*whispers hello and waves*
Many things have happened.
Honestly, I've been falling apart in slow motion for about 2 years. And I think you know that!
Part of falling apart has included wanting to be more private about my life, for a change. I shared a heck of a lot with you guys over the past 6 years, and I just got to a point where I didn't want all of that to be out there anymore. So, whilst I will bring back some of the videos, a huge, huge portion of them will remain private, and I hope you can respect that. I in turn, will respect that some of them have been and continue to be very helpful for our community and will endeavour to either keep those ones public, put them back up, or remake them.
Anyway, for those who don't know, I left Chris a few weeks ago and I now live with my Mum again. I was deeply unhappy, and really, it's only now that I realise just how bad I felt. But I'm not going into it more than that.
I will try and keep my sites running, but they didn't tend to have a habit of making enough money to support themselves, and I don't have an income, so it might turn out to be a struggle.

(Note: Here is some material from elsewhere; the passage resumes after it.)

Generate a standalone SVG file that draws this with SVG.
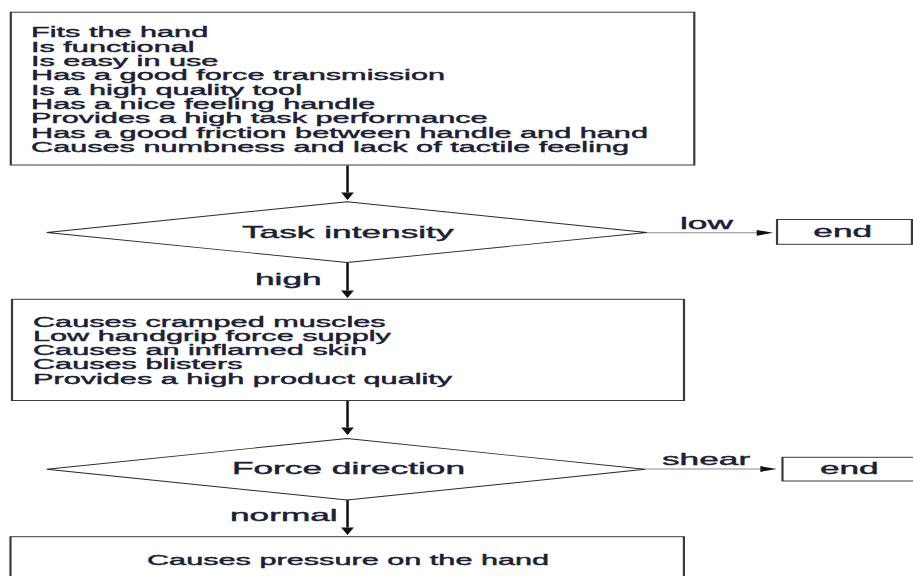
<svg xmlns="http://www.w3.org/2000/svg" width="913" height="576" viewBox="0 0 913 576">
  <style>
    .box { fill: #ffffff; stroke: #3a3a3a; stroke-width: 1; }
    .dia { fill: #ffffff; stroke: #2a2a2a; stroke-width: 0.9; }
    .t14 { font-family: "Liberation Sans", Arial, sans-serif; font-size: 14px; fill: #1b2135; stroke: #1b2135; stroke-width: 0.4; }
    .t16 { font-family: "Liberation Sans", Arial, sans-serif; font-size: 16.1px; fill: #1b2135; stroke: #1b2135; stroke-width: 0.4; }
    .vline { fill: none; stroke: #111111; stroke-width: 1.15; }
    .hline { fill: none; stroke: #8a8a8a; stroke-width: 1; }
  </style>
  <defs>
    <marker id="ah" markerUnits="userSpaceOnUse" markerWidth="8" markerHeight="6" refX="0" refY="2.9" orient="auto" overflow="visible">
      <path d="M0,0 L7.5,2.9 L0,5.8 Z" fill="#111111"/>
    </marker>
  </defs>
  <rect x="0" y="0" width="913" height="576" fill="#ffffff"/>
  <g transform="scale(2.19 1)">
    <g id="connectors">
      <path class="vline" d="M158.68,165.5 V192.5" marker-end="url(#ah)"/>
      <path class="hline" d="M295.3,232.8 H345.5" marker-end="url(#ah)"/>
      <path class="vline" d="M158.68,262.5 V290.5" marker-end="url(#ah)"/>
      <path class="vline" d="M158.68,400.5 V427.5" marker-end="url(#ah)"/>
      <path class="hline" d="M294.5,469 H347.2" marker-end="url(#ah)"/>
      <path class="vline" d="M158.68,500 V527.5" marker-end="url(#ah)"/>
      <text class="t16" x="310.5" y="229">low</text>
      <text class="t16" x="116.44" y="285">high</text>
      <text class="t16" x="302.28" y="465.5">shear</text>
      <text class="t16" x="105.02" y="520.7">normal</text>
    </g>
    <g id="box1">
      <rect class="box" x="4.93" y="12.2" width="312.1" height="152.8"/>
      <text class="t14" x="14.16" y="37.3">Fits the hand<tspan x="14.16" dy="14.35">Is functional</tspan><tspan x="14.16" dy="14.35">Is easy in use</tspan><tspan x="14.16" dy="14.35">Has a good force transmission</tspan><tspan x="14.16" dy="14.35">Is a high quality tool</tspan><tspan x="14.16" dy="14.35">Has a nice feeling handle</tspan><tspan x="14.16" dy="14.35">Provides a high task performance</tspan><tspan x="14.16" dy="14.35">Has a good friction between handle and hand</tspan><tspan x="14.16" dy="14.35">Causes numbness and lack of tactile feeling</tspan></text>
    </g>
    <g id="decision1">
      <polygon class="dia" points="158.5,201.7 21.4,232.5 158.5,262.5 295.3,232.5"/>
      <text class="t16" x="110.5" y="238">Task intensity</text>
    </g>
    <g id="end1">
      <rect class="box" x="354.8" y="219.5" width="61.6" height="24.8"/>
      <text class="t16" x="371.4" y="237.3">end</text>
    </g>
    <g id="box2">
      <rect class="box" x="5.48" y="299.3" width="306.85" height="101.2"/>
      <text class="t14" x="15.07" y="327.2">Causes cramped muscles<tspan x="15.07" dy="14.1">Low handgrip force supply</tspan><tspan x="15.07" dy="14.1">Causes an inflamed skin</tspan><tspan x="15.07" dy="14.1">Causes blisters</tspan><tspan x="15.07" dy="14.1">Provides a high product quality</tspan></text>
    </g>
    <g id="decision2">
      <polygon class="dia" points="158.5,438.5 21.4,469.3 158.5,500 294.5,469.3"/>
      <text class="t16" x="105.94" y="474.5">Force direction</text>
    </g>
    <g id="end2">
      <rect class="box" x="357.3" y="457.3" width="62" height="23.7"/>
      <text class="t16" x="374.4" y="474.3">end</text>
    </g>
    <g id="box3">
      <rect class="box" x="4.79" y="536.7" width="307.5" height="60"/>
      <text class="t14" x="67.12" y="565">Causes pressure on the hand</text>
    </g>
  </g>
</svg>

I have a bunch of things I was working on, one off things like keyrings and necklaces etc., which you might not be bothered about, but I enjoyed making them and so I will list them for sale soon. Now I'm all set up here, I can try and focus on this again. I'm not promising anything spectacular because I really do need to have some time for myself and to figure out who I am now. And I honestly don't know if that can include being so dedicated to the Autism community, because I'm just so drained from it all. But at the very least, I want to make this into something that I'm happy to leave it at if I was to stop. Because currently, it's a bit of a mess.
I have branched out, socially, lately and have more 'normal' interests and hobbies and stuff, and it's nice. I'm really enjoying it. But I don't want this world to collide with my actual life, I can't explain why but it's just not a conversation I want to have, because for the first time ever, it's not painfully obvious that I have Asperger's and I love not having to explain why I'm weird!